COSMETICS giant Avon has shunned a $10bn offer from its upstart European rival Coty, it emerged yesterday.
The world’s biggest direct sales company, which is famous for its army of door-to-door sales representatives known as Avon Ladies, dismissed the offer as “opportunistic” after Coty revealed that it had been trying to lure the board into talks for months.
But although Coty, the celebrity-branded perfume-maker chaired by former Reckitt Benckiser boss Bart Becht, provocatively informed the market that its offer letters had gone ignored, it insisted that it is not interested in making a hostile bid.
Becht said in his letter to Avon’s management: “We do not understand how your board’s unwillingness to discuss our proposal can serve the best interests of Avon’s shareholders.”
While the $23.25-per-share offer gives a 20 per cent premium to Avon’s share price on Friday, it is still well under its value a year ago.
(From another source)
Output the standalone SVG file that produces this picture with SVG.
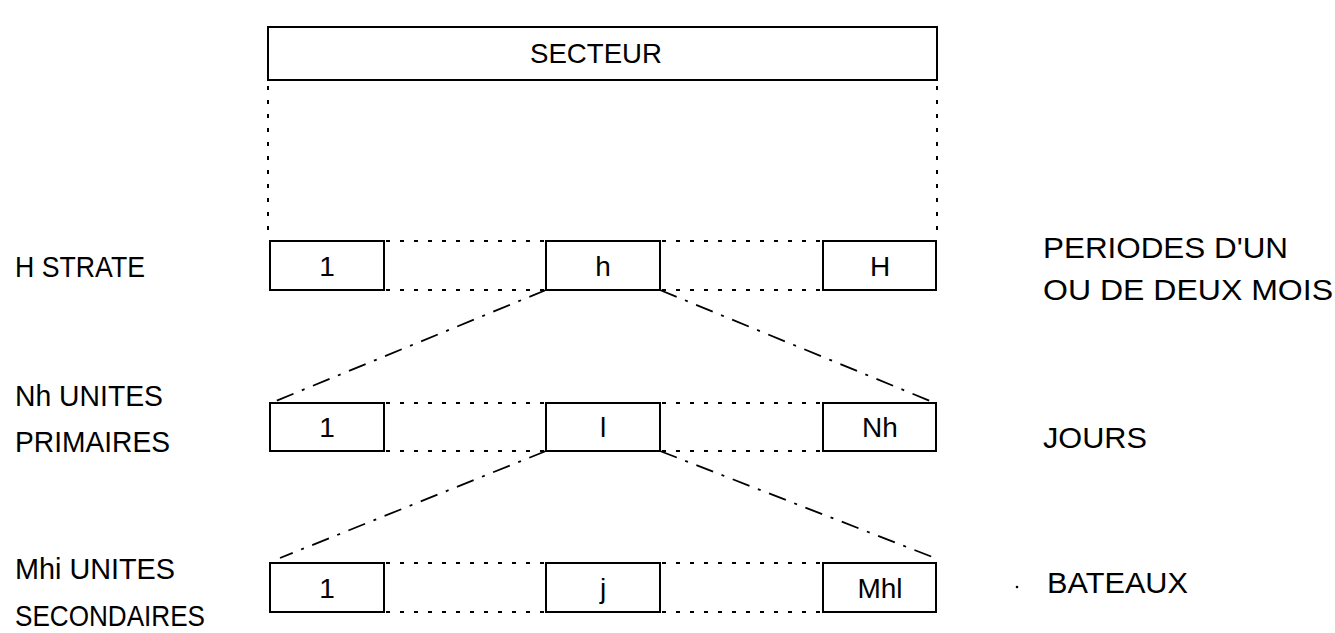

Coty has already raised its offer once and could do so again, but analysts say it is unlikely to reach the $35 level the stock has hit in recent years.
That is because Avon has been beset by problems, from stagnating sales in emerging markets to questions over its process for choosing a new chief and an investigation for allegedly breaking US bribery laws in China.
It has also seen its sales decline in the US and is struggling to hold onto sales representatives – mostly women who earn a commission from selling its products and hiring new recruits.
Avon would nonetheless provide its smaller rival Coty with a huge boost in its exposure to emerging economies. And Coty insists that it would not have trouble funding the $10bn acquisition, despite being less than half the size of its target by revenues.
A successful deal would also mark a dramatic return to empire-building for Coty chairman Becht, who is well-known in the City for his success at turning household goods-maker Reckitt Benckiser into a £26bn behemoth and for pocketing a huge pay package in return. The Benckiser family is also a big investor in privately owned Coty, whose products include Madonna- and Adidas-branded fragrances.
Avon is still on the hunt for a new chief exec to replace Andrea Jung, but critics say the search is being hampered by the board’s decision to keep Jung on as company chairwoman.